Multilateralismus braucht Führungsfähigkeit, auch in Deutschland

Wenn deutsche Außenpolitik sich jedoch wirklich um Multilateralismus und Friedenssicherung sorgen möchte, sollte sie politische Führungsfähigkeit beweisen. Es genügt nicht, nur darauf zu verweisen, welche Anfragen zur Bereitstellung von Truppen für Friedensmissionen vorliegen oder auch nicht. Sogar bei der Frage des Personals könnte Deutschland eine Vorreiterrolle einnehmen. Zu ersterem schlug Benner vor, Deutschland könnte sich bereit erklären, 10% des aus Afghanistan abrückenden Personals fortan für multilaterale Missionen zur Verfügung zu stellen – immerhin gut vierhundert Soldatinnen und Soldaten. Die Bundesregierung könnte bei den europäischen Partnern für ähnliche Schritte werben. Es müsse ja auch nicht gleich die Interventionsbrigade sein, die mit überaus robustem Mandat an vorderster Front im Kongo kämpft, – Stabsoffiziere in Kinshasa können unter Umständen auch schon helfen.
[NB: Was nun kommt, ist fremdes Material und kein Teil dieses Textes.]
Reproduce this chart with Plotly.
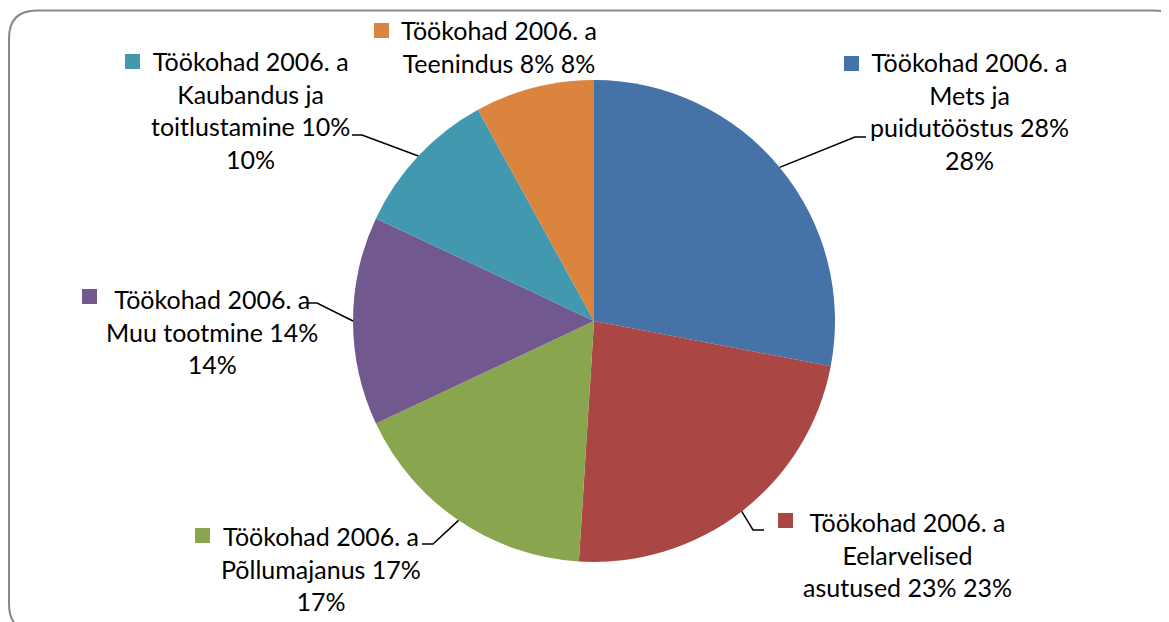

Letztlich geht es jedoch um weitaus mehr als um die fast schon leidige Frage des Personals: Die politischen Rahmenbedingungen müssen stimmen. Wenn die Bundesregierung sich dazu bereit erklärt, UN-Friedensmissionen zu unterstützen, sollte dies ein Gesamtpaket sein – einschließlich erhöhtem zivilen Personal für die Mission, aber auch für die deutsche Vertretung vor Ort. Die Analysefähigkeiten für zivile Krisenprävention und Frühwarnung bei Konflikten seien in deutschen Botschaften in Sub-Sahara-Afrika häufig stark unterentwickelt, wie Benner darlegte. Das Auswärtige Amt erlaube es noch nicht einmal seinen Diplomaten, freiwillig als zivile Kräfte an UN-Friedensmissionen teilzunehmen und dabei wichtige Felderfahrung zu sammeln. Dabei legt die Bundesregierung (gleich welcher Couleur) gern wert auf die zivile Ausrichtung ihrer Außenpolitik und verweist auf Aktionsprogramm, Ressortkreis und Beirat zivile Krisenprävention. Gerade anlässlich eines Jubiläums wie dem der Mitgliedschaft Deutschlands in den Vereinten Nationen ist es Zeit, diese Versprechen mit Glaubwürdigkeit zu füllen.